● **Records provided**
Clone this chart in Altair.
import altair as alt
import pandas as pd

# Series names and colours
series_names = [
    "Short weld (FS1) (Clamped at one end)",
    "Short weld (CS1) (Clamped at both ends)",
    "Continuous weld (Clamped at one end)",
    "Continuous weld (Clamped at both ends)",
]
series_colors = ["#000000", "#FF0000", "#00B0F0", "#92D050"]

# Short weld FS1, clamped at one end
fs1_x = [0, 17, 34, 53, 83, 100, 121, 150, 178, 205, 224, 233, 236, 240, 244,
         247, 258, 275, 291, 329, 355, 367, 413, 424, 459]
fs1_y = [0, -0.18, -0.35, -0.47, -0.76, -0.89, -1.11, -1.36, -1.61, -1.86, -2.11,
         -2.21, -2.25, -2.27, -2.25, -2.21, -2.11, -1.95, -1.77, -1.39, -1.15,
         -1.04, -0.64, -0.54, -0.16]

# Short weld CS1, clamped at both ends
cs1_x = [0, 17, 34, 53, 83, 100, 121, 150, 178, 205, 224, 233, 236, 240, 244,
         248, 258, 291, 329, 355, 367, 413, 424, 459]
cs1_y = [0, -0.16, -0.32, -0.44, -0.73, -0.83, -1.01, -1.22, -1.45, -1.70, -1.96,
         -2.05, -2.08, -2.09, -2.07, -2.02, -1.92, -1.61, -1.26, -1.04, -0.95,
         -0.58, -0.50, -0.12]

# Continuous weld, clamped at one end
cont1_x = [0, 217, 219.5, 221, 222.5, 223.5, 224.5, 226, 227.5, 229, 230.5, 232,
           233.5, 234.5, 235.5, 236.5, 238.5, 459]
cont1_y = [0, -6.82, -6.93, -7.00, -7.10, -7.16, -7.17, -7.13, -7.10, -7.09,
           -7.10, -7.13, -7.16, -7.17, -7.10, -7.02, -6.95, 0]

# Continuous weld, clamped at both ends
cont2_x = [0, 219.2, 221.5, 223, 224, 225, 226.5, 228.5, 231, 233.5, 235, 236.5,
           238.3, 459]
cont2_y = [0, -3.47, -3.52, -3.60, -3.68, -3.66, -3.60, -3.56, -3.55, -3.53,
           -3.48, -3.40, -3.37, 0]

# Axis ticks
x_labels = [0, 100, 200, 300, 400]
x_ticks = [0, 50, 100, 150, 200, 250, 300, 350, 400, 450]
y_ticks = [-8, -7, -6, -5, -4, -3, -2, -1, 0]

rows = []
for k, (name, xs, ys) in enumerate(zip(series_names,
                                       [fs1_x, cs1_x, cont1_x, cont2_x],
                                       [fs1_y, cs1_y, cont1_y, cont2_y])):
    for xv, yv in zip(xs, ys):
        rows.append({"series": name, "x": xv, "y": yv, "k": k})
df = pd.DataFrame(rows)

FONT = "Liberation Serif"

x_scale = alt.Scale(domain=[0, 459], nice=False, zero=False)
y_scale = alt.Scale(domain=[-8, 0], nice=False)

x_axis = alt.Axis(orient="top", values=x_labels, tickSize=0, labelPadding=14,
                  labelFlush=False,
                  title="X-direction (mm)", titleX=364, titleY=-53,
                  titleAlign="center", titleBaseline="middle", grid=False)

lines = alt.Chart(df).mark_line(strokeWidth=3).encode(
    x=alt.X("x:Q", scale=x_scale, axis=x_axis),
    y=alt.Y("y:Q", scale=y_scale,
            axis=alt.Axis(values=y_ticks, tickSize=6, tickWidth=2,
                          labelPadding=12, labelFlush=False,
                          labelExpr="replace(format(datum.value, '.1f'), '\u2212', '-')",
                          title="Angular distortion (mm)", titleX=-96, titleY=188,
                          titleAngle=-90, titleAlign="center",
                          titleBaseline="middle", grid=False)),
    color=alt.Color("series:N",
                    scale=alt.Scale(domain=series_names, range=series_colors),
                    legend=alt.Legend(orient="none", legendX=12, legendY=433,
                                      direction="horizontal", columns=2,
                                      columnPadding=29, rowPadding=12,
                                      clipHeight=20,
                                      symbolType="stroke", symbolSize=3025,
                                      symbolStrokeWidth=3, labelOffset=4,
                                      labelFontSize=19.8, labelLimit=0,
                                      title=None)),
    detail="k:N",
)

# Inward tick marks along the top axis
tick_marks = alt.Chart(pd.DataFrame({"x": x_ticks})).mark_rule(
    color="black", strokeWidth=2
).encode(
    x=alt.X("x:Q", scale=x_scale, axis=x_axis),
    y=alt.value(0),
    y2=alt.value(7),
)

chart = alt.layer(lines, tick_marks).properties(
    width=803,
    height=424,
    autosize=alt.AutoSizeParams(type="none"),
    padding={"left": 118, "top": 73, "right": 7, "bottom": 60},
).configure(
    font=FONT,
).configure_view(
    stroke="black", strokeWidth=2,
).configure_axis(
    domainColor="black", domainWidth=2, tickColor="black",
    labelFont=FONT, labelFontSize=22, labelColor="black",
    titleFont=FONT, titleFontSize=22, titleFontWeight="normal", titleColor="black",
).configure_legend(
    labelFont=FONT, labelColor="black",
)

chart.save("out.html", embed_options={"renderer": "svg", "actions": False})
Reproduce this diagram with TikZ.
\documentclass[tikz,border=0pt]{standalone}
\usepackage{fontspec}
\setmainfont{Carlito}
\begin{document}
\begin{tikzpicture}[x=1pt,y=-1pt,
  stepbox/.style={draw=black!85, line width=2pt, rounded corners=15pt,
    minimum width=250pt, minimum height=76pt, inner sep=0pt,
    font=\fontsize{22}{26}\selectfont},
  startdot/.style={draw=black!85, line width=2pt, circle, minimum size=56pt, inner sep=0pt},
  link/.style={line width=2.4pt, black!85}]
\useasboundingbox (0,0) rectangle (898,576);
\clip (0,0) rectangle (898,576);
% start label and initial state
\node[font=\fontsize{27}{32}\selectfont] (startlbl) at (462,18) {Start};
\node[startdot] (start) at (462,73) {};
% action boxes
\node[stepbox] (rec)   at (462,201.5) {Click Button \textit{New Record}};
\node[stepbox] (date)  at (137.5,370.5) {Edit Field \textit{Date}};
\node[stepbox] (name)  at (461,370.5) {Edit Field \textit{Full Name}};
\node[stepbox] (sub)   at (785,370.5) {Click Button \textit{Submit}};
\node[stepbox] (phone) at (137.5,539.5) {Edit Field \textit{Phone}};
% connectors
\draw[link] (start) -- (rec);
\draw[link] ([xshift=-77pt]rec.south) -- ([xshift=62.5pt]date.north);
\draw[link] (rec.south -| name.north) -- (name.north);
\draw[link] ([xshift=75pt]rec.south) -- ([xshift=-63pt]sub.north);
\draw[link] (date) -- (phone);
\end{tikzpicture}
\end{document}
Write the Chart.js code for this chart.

● **Goal**
Copy out each record exactly as given, omitting none.

● **Written response**
Clone this chart in Altair.
import altair as alt
import pandas as pd

# Series names and colours
series_names = [
    "Short weld (FS1) (Clamped at one end)",
    "Short weld (CS1) (Clamped at both ends)",
    "Continuous weld (Clamped at one end)",
    "Continuous weld (Clamped at both ends)",
]
series_colors = ["#000000", "#FF0000", "#00B0F0", "#92D050"]

# Short weld FS1, clamped at one end
fs1_x = [0, 17, 34, 53, 83, 100, 121, 150, 178, 205, 224, 233, 236, 240, 244,
         247, 258, 275, 291, 329, 355, 367, 413, 424, 459]
fs1_y = [0, -0.18, -0.35, -0.47, -0.76, -0.89, -1.11, -1.36, -1.61, -1.86, -2.11,
         -2.21, -2.25, -2.27, -2.25, -2.21, -2.11, -1.95, -1.77, -1.39, -1.15,
         -1.04, -0.64, -0.54, -0.16]

# Short weld CS1, clamped at both ends
cs1_x = [0, 17, 34, 53, 83, 100, 121, 150, 178, 205, 224, 233, 236, 240, 244,
         248, 258, 291, 329, 355, 367, 413, 424, 459]
cs1_y = [0, -0.16, -0.32, -0.44, -0.73, -0.83, -1.01, -1.22, -1.45, -1.70, -1.96,
         -2.05, -2.08, -2.09, -2.07, -2.02, -1.92, -1.61, -1.26, -1.04, -0.95,
         -0.58, -0.50, -0.12]

# Continuous weld, clamped at one end
cont1_x = [0, 217, 219.5, 221, 222.5, 223.5, 224.5, 226, 227.5, 229, 230.5, 232,
           233.5, 234.5, 235.5, 236.5, 238.5, 459]
cont1_y = [0, -6.82, -6.93, -7.00, -7.10, -7.16, -7.17, -7.13, -7.10, -7.09,
           -7.10, -7.13, -7.16, -7.17, -7.10, -7.02, -6.95, 0]

# Continuous weld, clamped at both ends
cont2_x = [0, 219.2, 221.5, 223, 224, 225, 226.5, 228.5, 231, 233.5, 235, 236.5,
           238.3, 459]
cont2_y = [0, -3.47, -3.52, -3.60, -3.68, -3.66, -3.60, -3.56, -3.55, -3.53,
           -3.48, -3.40, -3.37, 0]

# Axis ticks
x_labels = [0, 100, 200, 300, 400]
x_ticks = [0, 50, 100, 150, 200, 250, 300, 350, 400, 450]
y_ticks = [-8, -7, -6, -5, -4, -3, -2, -1, 0]

rows = []
for k, (name, xs, ys) in enumerate(zip(series_names,
                                       [fs1_x, cs1_x, cont1_x, cont2_x],
                                       [fs1_y, cs1_y, cont1_y, cont2_y])):
    for xv, yv in zip(xs, ys):
        rows.append({"series": name, "x": xv, "y": yv, "k": k})
df = pd.DataFrame(rows)

FONT = "Liberation Serif"

x_scale = alt.Scale(domain=[0, 459], nice=False, zero=False)
y_scale = alt.Scale(domain=[-8, 0], nice=False)

x_axis = alt.Axis(orient="top", values=x_labels, tickSize=0, labelPadding=14,
                  labelFlush=False,
                  title="X-direction (mm)", titleX=364, titleY=-53,
                  titleAlign="center", titleBaseline="middle", grid=False)

lines = alt.Chart(df).mark_line(strokeWidth=3).encode(
    x=alt.X("x:Q", scale=x_scale, axis=x_axis),
    y=alt.Y("y:Q", scale=y_scale,
            axis=alt.Axis(values=y_ticks, tickSize=6, tickWidth=2,
                          labelPadding=12, labelFlush=False,
                          labelExpr="replace(format(datum.value, '.1f'), '\u2212', '-')",
                          title="Angular distortion (mm)", titleX=-96, titleY=188,
                          titleAngle=-90, titleAlign="center",
                          titleBaseline="middle", grid=False)),
    color=alt.Color("series:N",
                    scale=alt.Scale(domain=series_names, range=series_colors),
                    legend=alt.Legend(orient="none", legendX=12, legendY=433,
                                      direction="horizontal", columns=2,
                                      columnPadding=29, rowPadding=12,
                                      clipHeight=20,
                                      symbolType="stroke", symbolSize=3025,
                                      symbolStrokeWidth=3, labelOffset=4,
                                      labelFontSize=19.8, labelLimit=0,
                                      title=None)),
    detail="k:N",
)

# Inward tick marks along the top axis
tick_marks = alt.Chart(pd.DataFrame({"x": x_ticks})).mark_rule(
    color="black", strokeWidth=2
).encode(
    x=alt.X("x:Q", scale=x_scale, axis=x_axis),
    y=alt.value(0),
    y2=alt.value(7),
)

chart = alt.layer(lines, tick_marks).properties(
    width=803,
    height=424,
    autosize=alt.AutoSizeParams(type="none"),
    padding={"left": 118, "top": 73, "right": 7, "bottom": 60},
).configure(
    font=FONT,
).configure_view(
    stroke="black", strokeWidth=2,
).configure_axis(
    domainColor="black", domainWidth=2, tickColor="black",
    labelFont=FONT, labelFontSize=22, labelColor="black",
    titleFont=FONT, titleFontSize=22, titleFontWeight="normal", titleColor="black",
).configure_legend(
    labelFont=FONT, labelColor="black",
)

chart.save("out.html", embed_options={"renderer": "svg", "actions": False})
Reproduce this diagram with TikZ.
\documentclass[tikz,border=0pt]{standalone}
\usepackage{fontspec}
\setmainfont{Carlito}
\begin{document}
\begin{tikzpicture}[x=1pt,y=-1pt,
  stepbox/.style={draw=black!85, line width=2pt, rounded corners=15pt,
    minimum width=250pt, minimum height=76pt, inner sep=0pt,
    font=\fontsize{22}{26}\selectfont},
  startdot/.style={draw=black!85, line width=2pt, circle, minimum size=56pt, inner sep=0pt},
  link/.style={line width=2.4pt, black!85}]
\useasboundingbox (0,0) rectangle (898,576);
\clip (0,0) rectangle (898,576);
% start label and initial state
\node[font=\fontsize{27}{32}\selectfont] (startlbl) at (462,18) {Start};
\node[startdot] (start) at (462,73) {};
% action boxes
\node[stepbox] (rec)   at (462,201.5) {Click Button \textit{New Record}};
\node[stepbox] (date)  at (137.5,370.5) {Edit Field \textit{Date}};
\node[stepbox] (name)  at (461,370.5) {Edit Field \textit{Full Name}};
\node[stepbox] (sub)   at (785,370.5) {Click Button \textit{Submit}};
\node[stepbox] (phone) at (137.5,539.5) {Edit Field \textit{Phone}};
% connectors
\draw[link] (start) -- (rec);
\draw[link] ([xshift=-77pt]rec.south) -- ([xshift=62.5pt]date.north);
\draw[link] (rec.south -| name.north) -- (name.north);
\draw[link] ([xshift=75pt]rec.south) -- ([xshift=-63pt]sub.north);
\draw[link] (date) -- (phone);
\end{tikzpicture}
\end{document}
Write the Chart.js code for this chart.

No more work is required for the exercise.